◆ **Information shown**

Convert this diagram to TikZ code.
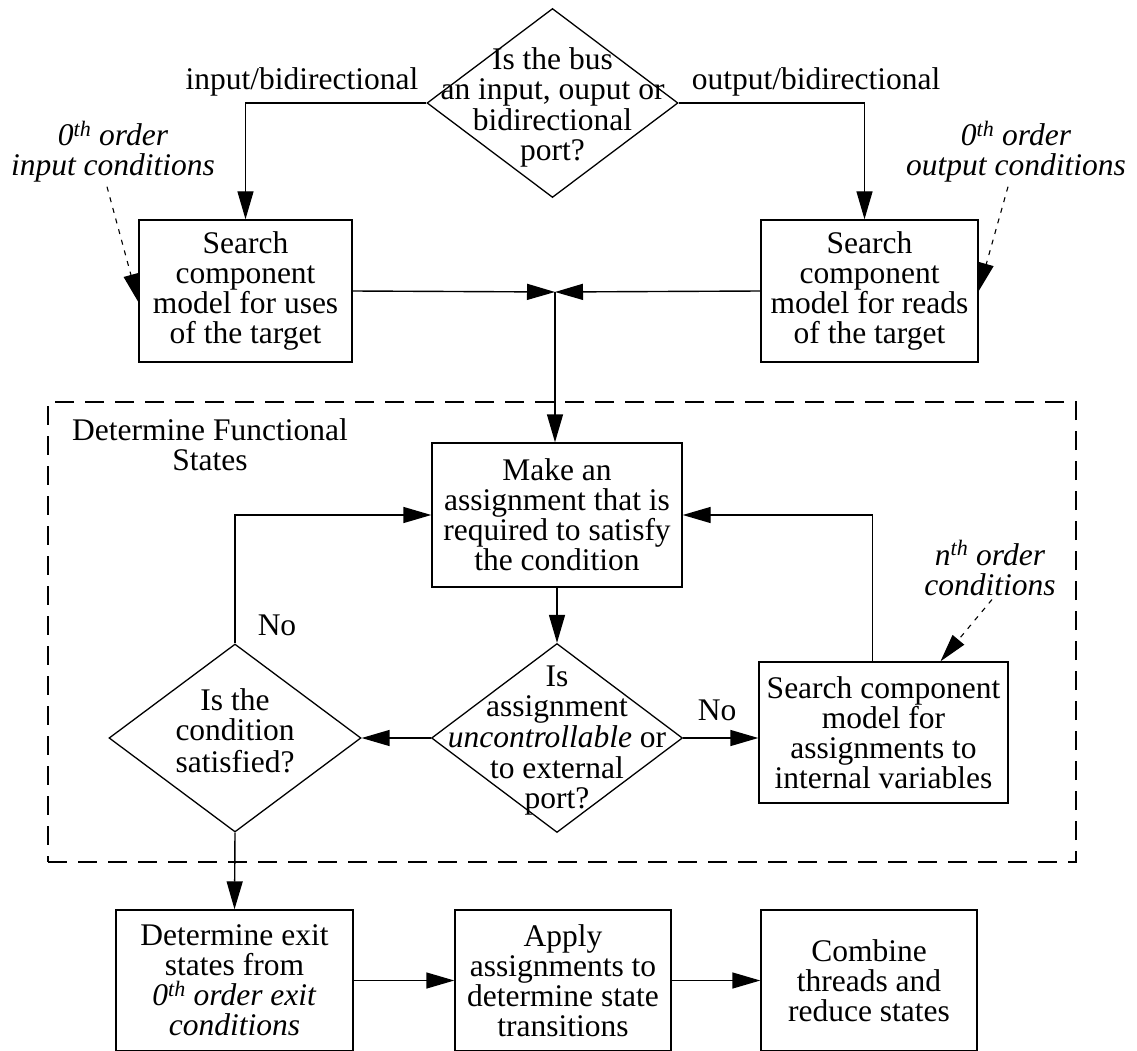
\documentclass[tikz,border=0pt]{standalone}
\usepackage{fontspec}
\setmainfont{Liberation Serif}
\usetikzlibrary{shapes.geometric,arrows.meta}
% text set inside a diamond without enlarging the shape
\newcommand{\dtext}[2][0pt]{\raisebox{\dimexpr-0.25em+#1\relax}[0pt][0pt]{\makebox[0pt]{\begin{tabular}{@{}c@{}}#2\end{tabular}}}}
\newcommand{\ord}[1]{\textit{#1\textsuperscript{th}}}
\begin{document}
\begin{tikzpicture}[x=1pt,y=-1pt,
  every node/.style={font=\fontsize{31.5}{30}\selectfont},
  boxnode/.style={draw, line width=1.4pt, inner sep=0pt, align=center},
  dia/.style={draw, diamond, line width=1.3pt, inner sep=0pt},
  lbl/.style={inner sep=0pt, align=center},
  arr/.style={line width=1.4pt, -{Triangle[length=28pt,width=16pt]}},
  dotarr/.style={line width=1.1pt, dash pattern=on 5pt off 6pt, -{Triangle[length=28pt,width=15pt]}},
  frame/.style={draw, line width=1.4pt, dash pattern=on 19pt off 11pt, inner sep=0pt},
]
\useasboundingbox (0,0) rectangle (1137,1051);

% dashed group frame
\node[frame, minimum width=1028pt, minimum height=460pt] (grp) at (562,632) {};
\node[lbl] (grptitle) at (210,445) {Determine Functional\\States};

% top decision and the two searches
\node[dia, minimum width=251pt, minimum height=189pt] (dq) at (552.5,103)
  {\dtext[-4pt]{Is the bus\\an input, ouput or\\bidirectional\\port?}};
\node[boxnode, minimum width=213pt, minimum height=142pt] (b1) at (245.5,291)
  {Search\\component\\model for uses\\of the target};
\node[boxnode, minimum width=217pt, minimum height=142pt] (b2) at (869.5,291)
  {Search\\component\\model for reads\\of the target};
\node[lbl] (lin) at (302,82) {input/bidirectional};
\node[lbl] (lout) at (816,82) {output/bidirectional};
\node[lbl] (cin) at (113,152) {\ord{0} \textit{order}\\\textit{input conditions}};
\node[lbl] (cout) at (1016,152) {\ord{0} \textit{order}\\\textit{output conditions}};
\coordinate (jn) at (555,292);

% inner loop
\node[boxnode, minimum width=250pt, minimum height=144pt] (b3) at (557,515)
  {Make an\\assignment that is\\required to satisfy\\the condition};
\node[dia, minimum width=252pt, minimum height=188pt] (ld) at (235,738)
  {\dtext[5pt]{Is the\\condition\\satisfied?}};
\node[dia, minimum width=251pt, minimum height=189pt] (md) at (557,738)
  {\dtext[-2pt]{Is\\assignment\\\textit{uncontrollable} or\\to external\\port?}};
\node[boxnode, minimum width=249pt, minimum height=141pt] (b4) at (883.5,732.5)
  {Search component\\model for\\assignments to\\internal variables};
\node[lbl] (cn) at (990,568) {\ord{n} \textit{order}\\\textit{conditions}};
\node[lbl] (no1) at (277,625) {No};
\node[lbl] (no2) at (717,710) {No};

% final stages
\node[boxnode, minimum width=237pt, minimum height=141pt] (b5) at (234.5,980.5)
  {Determine exit\\states from\\\ord{0} \textit{order exit}\\\textit{conditions}};
\node[boxnode, minimum width=216pt, minimum height=141pt] (b6) at (563,980.5)
  {Apply\\assignments to\\determine state\\transitions};
\node[boxnode, minimum width=216pt, minimum height=141pt] (b7) at (869,980.5)
  {Combine\\threads and\\reduce states};

% connectors
\draw[arr] (dq.west) -| (b1.north);
\draw[arr] (dq.east) -| ([xshift=-5pt]b2.north);
\draw[arr] (b1.east) -- (jn);
\draw[arr] (b2.west) -- (jn);
\draw[arr] (jn) -- (jn |- b3.north);
\draw[arr] (b3.south) -- (md.north);
\draw[arr] (md.west) -- (ld.east);
\draw[arr] (md.east) -- (md.east -| b4.west);
\draw[arr] ([xshift=-11pt]b4.north) |- (b3.east);
\draw[arr] (ld.north) |- (b3.west);
\draw[arr] (ld.south) -- (b5.north);
\draw[arr] (b5.east) -- (b6.west);
\draw[arr] (b6.east) -- (b7.west);

% annotation pointers
\draw[dotarr] ([xshift=-6pt,yshift=-4pt]cin.south) -- ([yshift=-11pt]b1.west);
\draw[dotarr] ([xshift=-8pt,yshift=-4pt]cout.south) -- (b2.east);
\draw[dotarr] ([xshift=2pt,yshift=-4pt]cn.south) -- ([xshift=57pt]b4.north);
\end{tikzpicture}
\end{document}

◆ **What is being asked**
Restate exactly, please, only the lines between the start of the data and the line containing "(grptitle) at (210,445)", both ends included, skipping the pictures.

◆ **Response to this task**
Convert this diagram to TikZ code.
\documentclass[tikz,border=0pt]{standalone}
\usepackage{fontspec}
\setmainfont{Liberation Serif}
\usetikzlibrary{shapes.geometric,arrows.meta}
% text set inside a diamond without enlarging the shape
\newcommand{\dtext}[2][0pt]{\raisebox{\dimexpr-0.25em+#1\relax}[0pt][0pt]{\makebox[0pt]{\begin{tabular}{@{}c@{}}#2\end{tabular}}}}
\newcommand{\ord}[1]{\textit{#1\textsuperscript{th}}}
\begin{document}
\begin{tikzpicture}[x=1pt,y=-1pt,
  every node/.style={font=\fontsize{31.5}{30}\selectfont},
  boxnode/.style={draw, line width=1.4pt, inner sep=0pt, align=center},
  dia/.style={draw, diamond, line width=1.3pt, inner sep=0pt},
  lbl/.style={inner sep=0pt, align=center},
  arr/.style={line width=1.4pt, -{Triangle[length=28pt,width=16pt]}},
  dotarr/.style={line width=1.1pt, dash pattern=on 5pt off 6pt, -{Triangle[length=28pt,width=15pt]}},
  frame/.style={draw, line width=1.4pt, dash pattern=on 19pt off 11pt, inner sep=0pt},
]
\useasboundingbox (0,0) rectangle (1137,1051);

% dashed group frame
\node[frame, minimum width=1028pt, minimum height=460pt] (grp) at (562,632) {};
\node[lbl] (grptitle) at (210,445) {Determine Functional\\States};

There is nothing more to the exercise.